Nick Fuentes found a way#
Commentary has focused on platform decisions. The data indicates otherwise: the surge begins before reinstatement and accelerates with political shocks. The cause was not gatekeepers but geopolitics, and the failure of the political and media class. This was a twofold failure: a moral one, in the normalization of mass civilian deaths during the Gaza war, and a rational one, in the presentation of U.S. interests as indistinguishable from Israeli priorities during the Iran-Israel war.
It was in this environment that Fuentes appeared not as a radical, but as one of the few voices of reason; in a system perceived as corrupted, his exile from it became a form of credibility.
What makes him most dangerous, however, is not only his audience growth but the systemic contrast he exposes. For existing right-wing pundits he represents an existential risk. He is sharper, more agile, and more entertaining than nearly all of them. On a playing field where skill translates directly into attention, this is the most decisive advantage.

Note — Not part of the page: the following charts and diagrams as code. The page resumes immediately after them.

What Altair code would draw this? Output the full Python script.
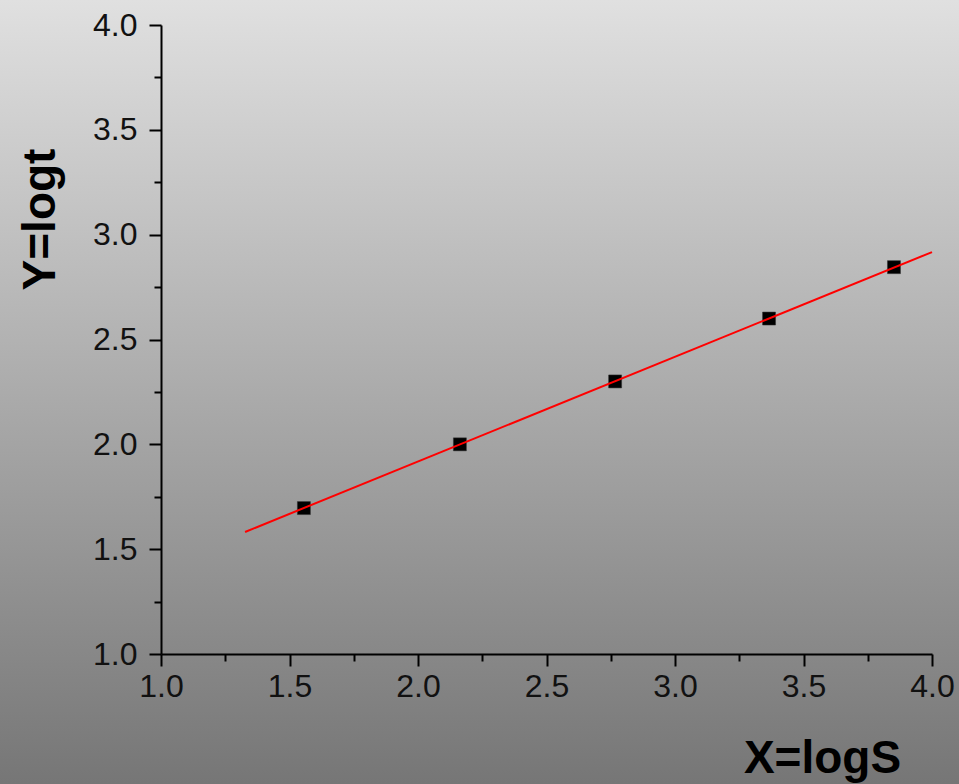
import altair as alt
import pandas as pd

# data
x_vals = [1.556, 2.163, 2.767, 3.366, 3.852]
y_vals = [1.696, 2.000, 2.300, 2.600, 2.845]
fit_x = [1.327, 4.0]
fit_y = [1.582, 2.917]
tick_vals = [1.0, 1.25, 1.5, 1.75, 2.0, 2.25, 2.5, 2.75, 3.0, 3.25, 3.5, 3.75, 4.0]

pts = pd.DataFrame({"x": x_vals, "y": y_vals})
fit = pd.DataFrame({"x": fit_x, "y": fit_y})
bgdf = pd.DataFrame({"a": [0]})

W, H = 771, 629
PL, PT, PR, PB = 161, 25, 27, 130

major_test = "abs(datum.value*2 - round(datum.value*2)) < 1e-6"
tick_size = {"condition": {"test": major_test, "value": 12}, "value": 7}
label_expr = "abs(datum.value*2 - round(datum.value*2)) < 1e-6 ? format(datum.value, '.1f') : ''"

common = dict(
    values=tick_vals,
    labelExpr=label_expr,
    tickSize=tick_size,
    tickColor="black",
    tickWidth=2,
    domainColor="black",
    domainWidth=2,
    labelFont="Liberation Sans",
    labelFontSize=32,
    labelColor="#111111",
    titleFont="Liberation Sans",
    titleFontSize=46,
    titleFontWeight="bold",
    titleColor="black",
    grid=False,
    zindex=2,
    labelFlush=False,
    labelOverlap=False,
)

x_axis = alt.Axis(title="X=logS", labelPadding=5, titleX=661, titleY=104,
                  titleAlign="center", titleBaseline="middle", **common)
y_axis = alt.Axis(title="Y=logt", labelPadding=12, titleX=-121, titleY=194,
                  titleAlign="center", titleBaseline="middle", titleAngle=270, **common)

xs = alt.Scale(domain=[1, 4], nice=False, zero=False)
ys = alt.Scale(domain=[1, 4], nice=False, zero=False)

bg = alt.Chart(bgdf).mark_rect(
    color=alt.LinearGradient(
        gradient="linear", x1=0, y1=0, x2=0, y2=1,
        stops=[alt.GradientStop(color="#e0e0e0", offset=0),
               alt.GradientStop(color="#767676", offset=1)],
    )
).encode(
    x=alt.value(-PL), x2=alt.value(W + PR),
    y=alt.value(-PT), y2=alt.value(H + PB),
)

points = alt.Chart(pts).mark_square(size=169, color="black", opacity=1,
                                      stroke="#333333", strokeWidth=0.5).encode(
    x=alt.X("x:Q", scale=xs, axis=x_axis),
    y=alt.Y("y:Q", scale=ys, axis=y_axis),
)

line = alt.Chart(fit).mark_line(color="#ff0000", strokeWidth=2).encode(
    x=alt.X("x:Q", scale=xs, axis=x_axis),
    y=alt.Y("y:Q", scale=ys, axis=y_axis),
)

chart = alt.layer(bg, points, line).properties(
    width=W, height=H,
    padding={"left": PL, "top": PT, "right": PR, "bottom": PB},
    autosize=alt.AutoSizeParams(type="none"),
    background="#aaaaaa",
).configure_view(stroke=None)

chart.save("out.html", embed_options={"renderer": "svg", "actions": False})
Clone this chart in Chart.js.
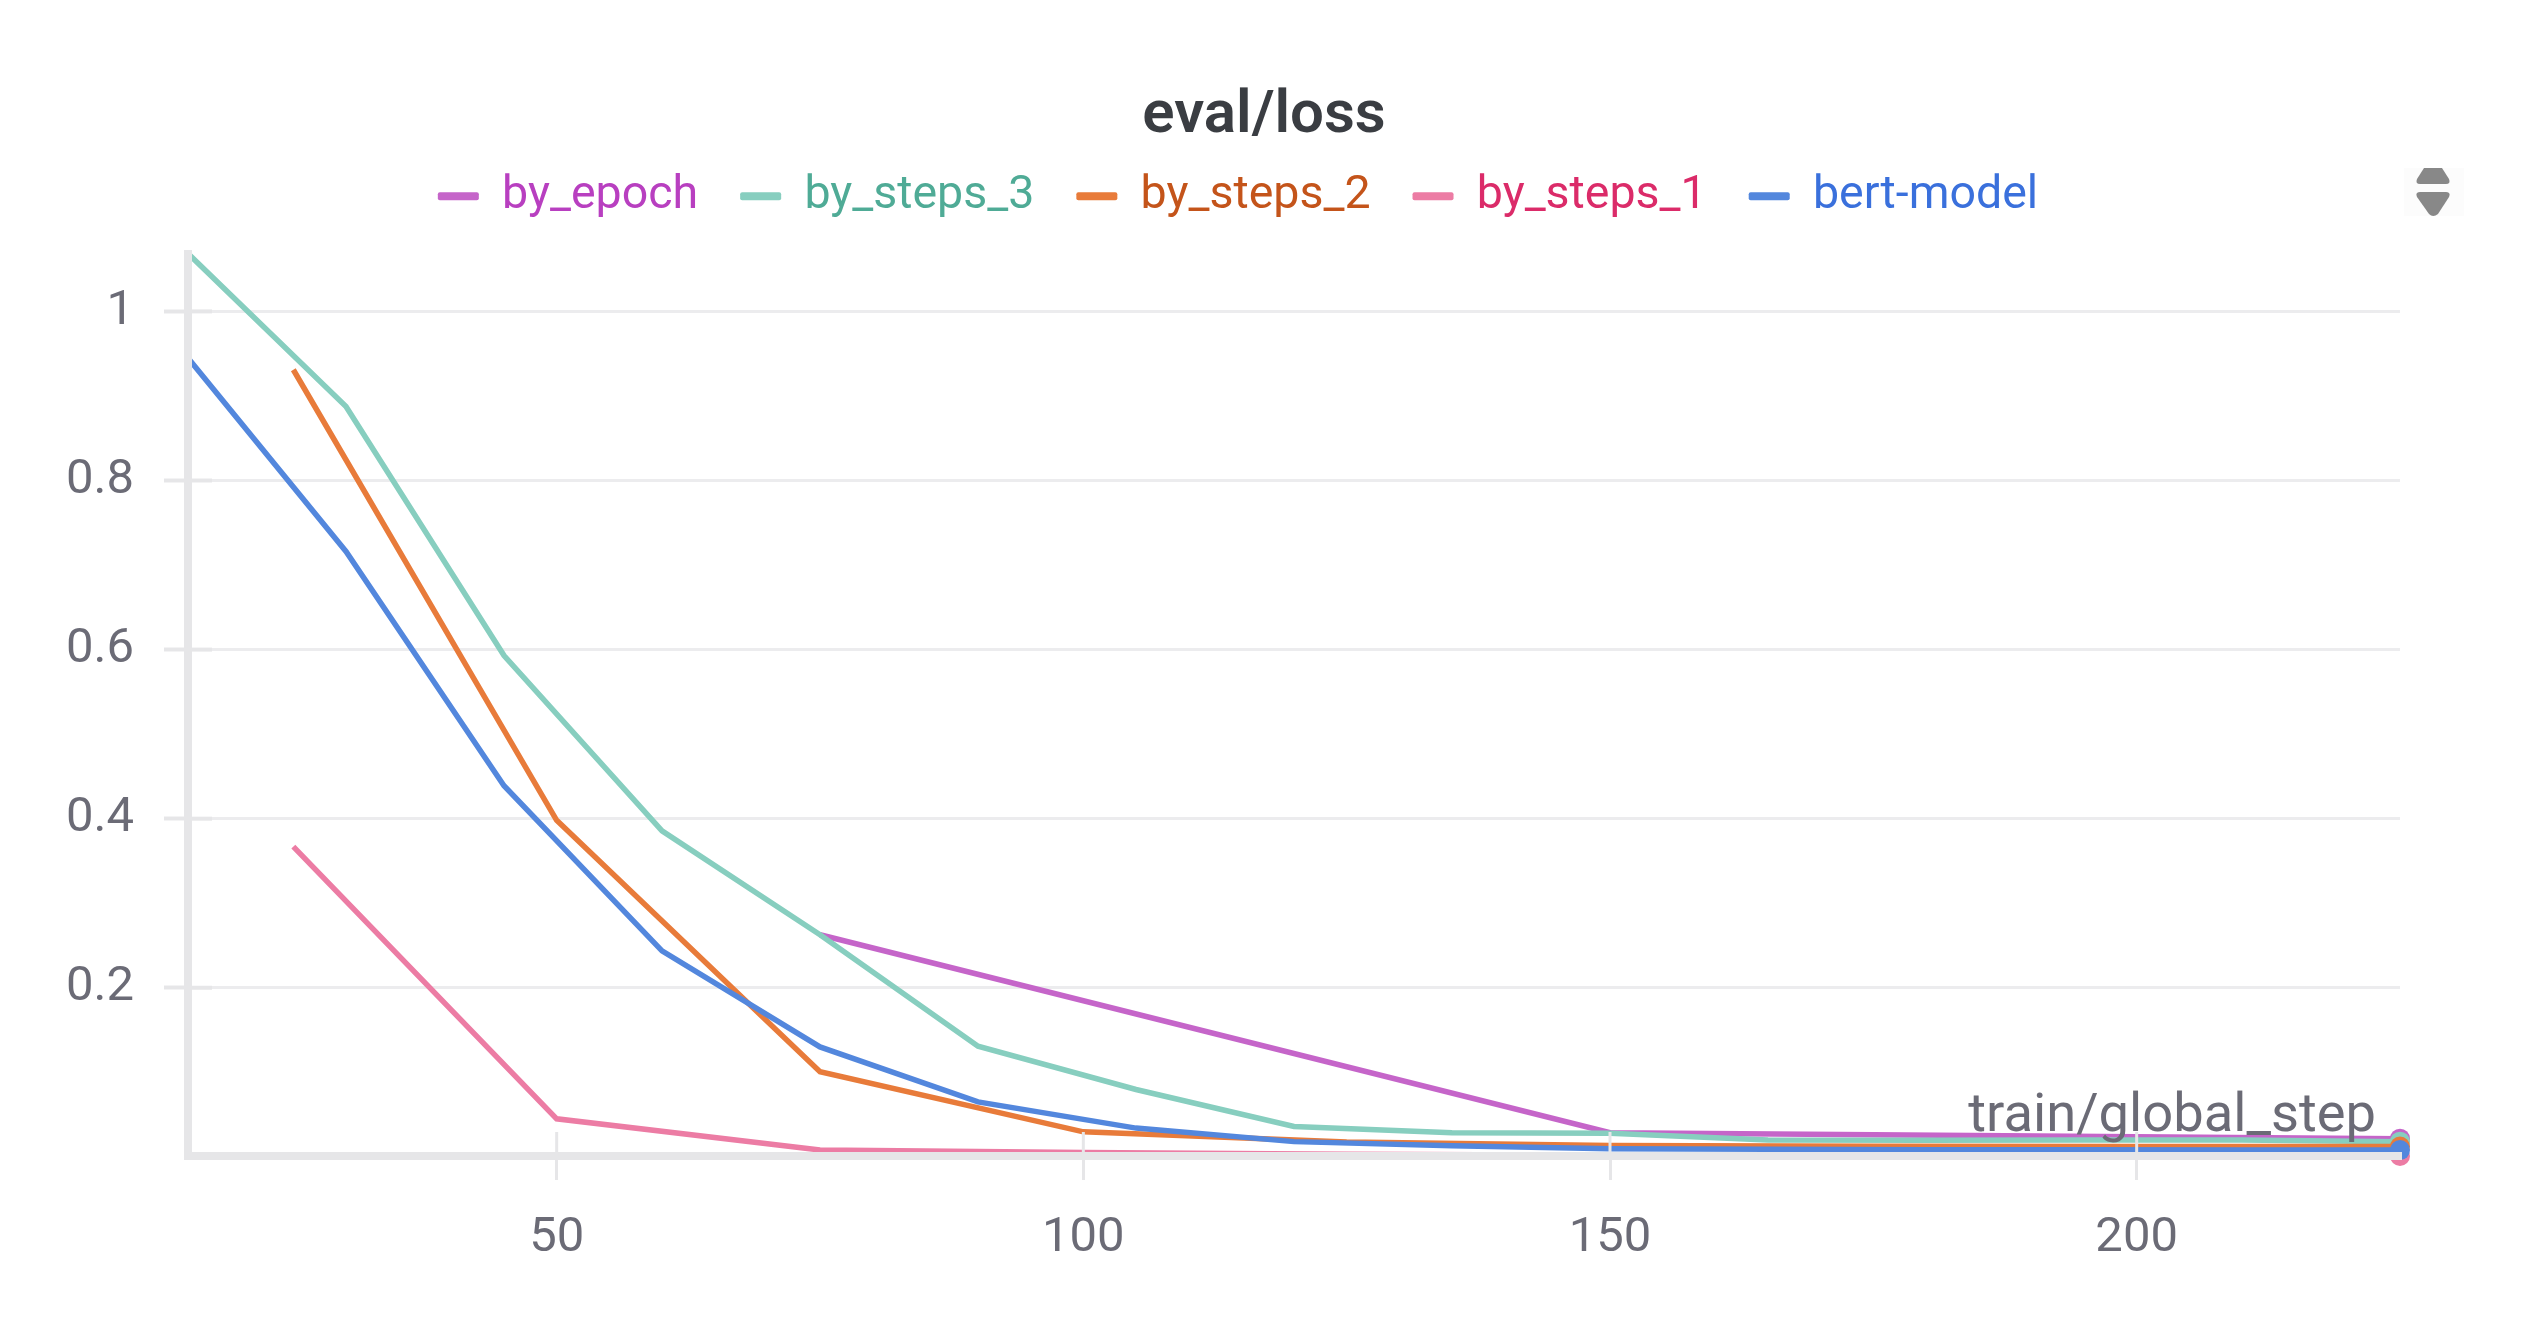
<!DOCTYPE html>
<html>
<head>
<meta charset="utf-8">
<style>
html,body{margin:0;padding:0;background:#fff;width:2528px;height:1328px;overflow:hidden}
#wrap{position:relative;width:2528px;height:1328px}
canvas{position:absolute;left:0;top:0}
#sortIcon{position:absolute;left:2404px;top:168px}
</style>
<script src="https://cdn.jsdelivr.net/npm/chart.js@4"></script>
</head>
<body>
<div id="wrap">
<canvas id="c" width="2528" height="1328" style="width:2528px;height:1328px"></canvas>
<svg id="sortIcon" width="60" height="48" viewBox="0 0 60 48">
<rect width="60" height="48" fill="#fcfcfc"/>
<path d="M20 0H38L45 11Q47 16 42 16H16Q11 16 13 11Z" fill="#888"/>
<path d="M16 24H42Q47 24 45 29L34 46Q29 50 25 46L13 29Q11 24 16 24Z" fill="#888"/>
</svg>
</div>
<script>
const chartTitle = 'eval/loss';
const xAxisLabel = 'train/global_step';
const xTicks = [50, 100, 150, 200];
const yTicks = [0.2, 0.4, 0.6, 0.8, 1];

const seriesNames = ['by_epoch', 'by_steps_3', 'by_steps_2', 'by_steps_1', 'bert-model'];

const byEpochSteps = [75, 150, 225];
const byEpochLoss = [0.2627, 0.0285, 0.0215];

const bySteps3Steps = [15, 30, 45, 60, 75, 90, 105, 120, 135, 150, 165, 180, 195, 210, 225];
const bySteps3Loss = [1.0686, 0.8875, 0.593, 0.3856, 0.2627, 0.1308, 0.0797, 0.036, 0.0285, 0.0278, 0.02, 0.0195, 0.02, 0.02, 0.018];

const bySteps2Steps = [25, 50, 75, 100, 125, 150, 175, 200, 225];
const bySteps2Loss = [0.931, 0.398, 0.1006, 0.0296, 0.0175, 0.0135, 0.0125, 0.0122, 0.0122];

const bySteps1Steps = [25, 50, 75, 100, 125, 150, 175, 200, 225];
const bySteps1Loss = [0.367, 0.045, 0.008, 0.005, 0.003, 0.002, 0.002, 0.002, 0.001];

const bertSteps = [15, 30, 45, 60, 75, 90, 105, 120, 135, 150, 165, 180, 195, 210, 225];
const bertLoss = [0.945, 0.716, 0.439, 0.2437, 0.13, 0.065, 0.034, 0.018, 0.013, 0.0095, 0.009, 0.0085, 0.0085, 0.008, 0.008];

const lineColors = ['#c565c9', '#87cebf', '#e87b3a', '#ec7ca4', '#5387dd'];
const textColors = ['#b83fc0', '#4fab96', '#c4541a', '#db2b69', '#3a70dc'];
const FONT = 'Roboto, sans-serif';
const GREY = '#e6e6e8';
const TICK_TEXT = '#6b6b76';

function pairs(xs, ys) { return xs.map((x, i) => ({x, y: ys[i]})); }
function ds(i, xs, ys) {
  return {
    label: seriesNames[i],
    data: pairs(xs, ys),
    borderColor: lineColors[i],
    backgroundColor: lineColors[i],
    borderWidth: 5.5,
    tension: 0,
    fill: false,
    clip: false,
    order: seriesNames.length - 1 - i,
    pointRadius: c => c.dataIndex === xs.length - 1 ? 10 : 0,
    pointBorderWidth: 0,
    pointHoverRadius: 0
  };
}

const overlay = {
  id: 'overlay',
  afterLayout(chart) {
    chart.titleBlock.left = 0;
    chart.titleBlock.right = 2528;
    chart.titleBlock.top -= 2;
    chart.legend.left = -26;
    chart.legend.right = 2502;
    chart.legend.top -= 24;
  },
  afterDraw(chart) {
    const c = chart.ctx, xs = chart.scales.x, ys = chart.scales.y;
    c.save();
    c.strokeStyle = GREY;
    c.lineWidth = 3;
    xTicks.forEach(v => {
      const p = xs.getPixelForValue(v);
      c.beginPath(); c.moveTo(p, xs.top - 24); c.lineTo(p, xs.top); c.stroke();
    });
    c.lineWidth = 4;
    yTicks.forEach(v => {
      const p = ys.getPixelForValue(v);
      c.beginPath(); c.moveTo(ys.right, p); c.lineTo(ys.right + 24, p); c.stroke();
    });
    c.fillStyle = TICK_TEXT;
    c.font = '54.3px ' + FONT;
    c.textAlign = 'right';
    c.textBaseline = 'alphabetic';
    c.fillText(xAxisLabel, 2376, 1131);
    c.restore();
  }
};

new Chart(document.getElementById('c'), {
  type: 'line',
  data: {
    datasets: [
      ds(0, byEpochSteps, byEpochLoss),
      ds(1, bySteps3Steps, bySteps3Loss),
      ds(2, bySteps2Steps, bySteps2Loss),
      ds(3, bySteps1Steps, bySteps1Loss),
      ds(4, bertSteps, bertLoss)
    ]
  },
  plugins: [overlay],
  options: {
    responsive: false,
    devicePixelRatio: 1,
    animation: false,
    events: [],
    layout: {padding: {left: 0, right: 128, top: 83, bottom: 0}},
    plugins: {
      tooltip: {enabled: false},
      title: {
        display: true,
        text: chartTitle,
        color: '#3a3d42',
        font: {family: FONT, size: 60, weight: '600'},
        padding: {top: 0, bottom: 0}
      },
      legend: {
        display: true,
        position: 'top',
        labels: {
          boxWidth: 41,
          boxHeight: 8,
          padding: 42,
          font: {family: FONT, size: 46.5},
          useBorderRadius: true,
          borderRadius: 2,
          generateLabels: () => seriesNames.map((n, i) => ({
            text: n,
            fillStyle: lineColors[i],
            strokeStyle: lineColors[i],
            fontColor: textColors[i],
            lineWidth: 0,
            borderRadius: 2,
            hidden: false,
            datasetIndex: i
          }))
        }
      }
    },
    scales: {
      x: {
        type: 'linear',
        min: 15,
        max: 225,
        afterBuildTicks: s => { s.ticks = xTicks.map(v => ({value: v})); },
        afterFit: s => { s.height = 172; },
        grid: {drawOnChartArea: false, color: GREY, lineWidth: 3, tickLength: 24, z: 1},
        border: {color: GREY, width: 8, z: 1},
        ticks: {
          color: TICK_TEXT,
          font: {family: FONT, size: 49},
          padding: 29,
          maxRotation: 0,
          autoSkip: false,
          callback: v => String(v)
        }
      },
      y: {
        type: 'linear',
        min: 0.001,
        max: 1.0685,
        afterBuildTicks: s => { s.ticks = yTicks.map(v => ({value: v})); },
        afterFit: s => { s.width = 188; },
        grid: {color: '#ececee', lineWidth: 3, tickLength: 24, tickColor: GREY, tickWidth: 4, z: -1},
        border: {color: GREY, width: 8, z: 1},
        ticks: {
          color: TICK_TEXT,
          font: {family: FONT, size: 49},
          padding: 30,
          autoSkip: false,
          callback: v => String(v)
        }
      }
    }
  }
});
</script>
</body>
</html>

Equally important is his freedom from constraint. Where others depend on advertisers, institutional donors, or acceptance within the Overton window, Fuentes operates without those dependencies. He has already been cancelled, and in that environment he adapted differently. He is a creature that evolved under isolation, with no reliance on the structures that keep his rivals tethered.
In that sense he is not simply another contender within the ecosystem. He is something else entirely: a predator bred in containment, shaped by pressure, and released into a field of weaker prey. The risk for his rivals is not that he joins them, but that he devours them all.